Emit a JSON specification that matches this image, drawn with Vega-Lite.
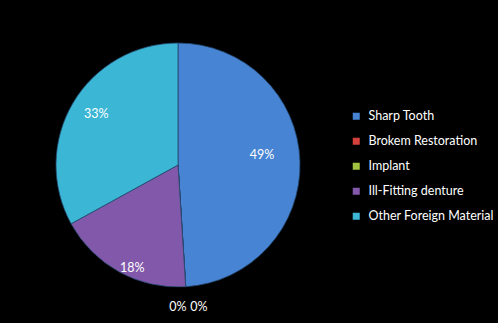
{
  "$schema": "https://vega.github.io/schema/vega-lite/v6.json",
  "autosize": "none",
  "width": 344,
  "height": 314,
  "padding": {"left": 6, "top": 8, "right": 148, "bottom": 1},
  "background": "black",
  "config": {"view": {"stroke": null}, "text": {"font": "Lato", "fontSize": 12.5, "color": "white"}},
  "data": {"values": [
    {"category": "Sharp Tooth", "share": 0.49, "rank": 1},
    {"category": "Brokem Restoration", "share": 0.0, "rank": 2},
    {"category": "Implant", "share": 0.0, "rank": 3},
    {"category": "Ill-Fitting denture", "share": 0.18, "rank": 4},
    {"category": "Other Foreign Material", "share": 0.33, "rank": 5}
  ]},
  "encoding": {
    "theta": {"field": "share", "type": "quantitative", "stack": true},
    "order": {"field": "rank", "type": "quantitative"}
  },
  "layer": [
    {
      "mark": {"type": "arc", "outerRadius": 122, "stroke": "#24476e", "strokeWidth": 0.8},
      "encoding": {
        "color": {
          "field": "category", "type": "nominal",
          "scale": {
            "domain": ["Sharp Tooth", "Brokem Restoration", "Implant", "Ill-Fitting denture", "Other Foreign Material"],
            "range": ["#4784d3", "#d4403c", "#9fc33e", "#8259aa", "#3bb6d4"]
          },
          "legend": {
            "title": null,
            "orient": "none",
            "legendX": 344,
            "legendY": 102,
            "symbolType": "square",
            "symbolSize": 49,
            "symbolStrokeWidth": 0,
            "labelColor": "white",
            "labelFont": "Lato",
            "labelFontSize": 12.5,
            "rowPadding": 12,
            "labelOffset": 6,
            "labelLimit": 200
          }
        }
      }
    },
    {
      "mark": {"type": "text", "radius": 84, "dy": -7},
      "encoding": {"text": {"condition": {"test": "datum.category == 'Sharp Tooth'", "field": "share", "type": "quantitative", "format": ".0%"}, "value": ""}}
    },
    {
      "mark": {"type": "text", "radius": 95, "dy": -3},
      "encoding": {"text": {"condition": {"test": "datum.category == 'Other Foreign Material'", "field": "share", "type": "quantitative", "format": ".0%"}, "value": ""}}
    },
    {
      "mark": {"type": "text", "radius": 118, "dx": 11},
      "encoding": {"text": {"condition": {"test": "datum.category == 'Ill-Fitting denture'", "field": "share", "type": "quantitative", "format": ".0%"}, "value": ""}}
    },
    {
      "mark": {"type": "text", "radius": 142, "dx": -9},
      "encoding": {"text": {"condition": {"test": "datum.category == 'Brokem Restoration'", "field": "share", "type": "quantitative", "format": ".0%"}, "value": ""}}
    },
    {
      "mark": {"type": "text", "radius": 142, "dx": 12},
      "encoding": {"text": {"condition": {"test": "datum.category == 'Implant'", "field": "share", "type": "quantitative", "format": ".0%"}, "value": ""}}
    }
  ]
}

> [Short exercise]: Using the data above, print every line exactly, omitting pictures.

> [Task output]:
Emit a JSON specification that matches this image, drawn with Vega-Lite.
{
  "$schema": "https://vega.github.io/schema/vega-lite/v6.json",
  "autosize": "none",
  "width": 344,
  "height": 314,
  "padding": {"left": 6, "top": 8, "right": 148, "bottom": 1},
  "background": "black",
  "config": {"view": {"stroke": null}, "text": {"font": "Lato", "fontSize": 12.5, "color": "white"}},
  "data": {"values": [
    {"category": "Sharp Tooth", "share": 0.49, "rank": 1},
    {"category": "Brokem Restoration", "share": 0.0, "rank": 2},
    {"category": "Implant", "share": 0.0, "rank": 3},
    {"category": "Ill-Fitting denture", "share": 0.18, "rank": 4},
    {"category": "Other Foreign Material", "share": 0.33, "rank": 5}
  ]},
  "encoding": {
    "theta": {"field": "share", "type": "quantitative", "stack": true},
    "order": {"field": "rank", "type": "quantitative"}
  },
  "layer": [
    {
      "mark": {"type": "arc", "outerRadius": 122, "stroke": "#24476e", "strokeWidth": 0.8},
      "encoding": {
        "color": {
          "field": "category", "type": "nominal",
          "scale": {
            "domain": ["Sharp Tooth", "Brokem Restoration", "Implant", "Ill-Fitting denture", "Other Foreign Material"],
            "range": ["#4784d3", "#d4403c", "#9fc33e", "#8259aa", "#3bb6d4"]
          },
          "legend": {
            "title": null,
            "orient": "none",
            "legendX": 344,
            "legendY": 102,
            "symbolType": "square",
            "symbolSize": 49,
            "symbolStrokeWidth": 0,
            "labelColor": "white",
            "labelFont": "Lato",
            "labelFontSize": 12.5,
            "rowPadding": 12,
            "labelOffset": 6,
            "labelLimit": 200
          }
        }
      }
    },
    {
      "mark": {"type": "text", "radius": 84, "dy": -7},
      "encoding": {"text": {"condition": {"test": "datum.category == 'Sharp Tooth'", "field": "share", "type": "quantitative", "format": ".0%"}, "value": ""}}
    },
    {
      "mark": {"type": "text", "radius": 95, "dy": -3},
      "encoding": {"text": {"condition": {"test": "datum.category == 'Other Foreign Material'", "field": "share", "type": "quantitative", "format": ".0%"}, "value": ""}}
    },
    {
      "mark": {"type": "text", "radius": 118, "dx": 11},
      "encoding": {"text": {"condition": {"test": "datum.category == 'Ill-Fitting denture'", "field": "share", "type": "quantitative", "format": ".0%"}, "value": ""}}
    },
    {
      "mark": {"type": "text", "radius": 142, "dx": -9},
      "encoding": {"text": {"condition": {"test": "datum.category == 'Brokem Restoration'", "field": "share", "type": "quantitative", "format": ".0%"}, "value": ""}}
    },
    {
      "mark": {"type": "text", "radius": 142, "dx": 12},
      "encoding": {"text": {"condition": {"test": "datum.category == 'Implant'", "field": "share", "type": "quantitative", "format": ".0%"}, "value": ""}}
    }
  ]
}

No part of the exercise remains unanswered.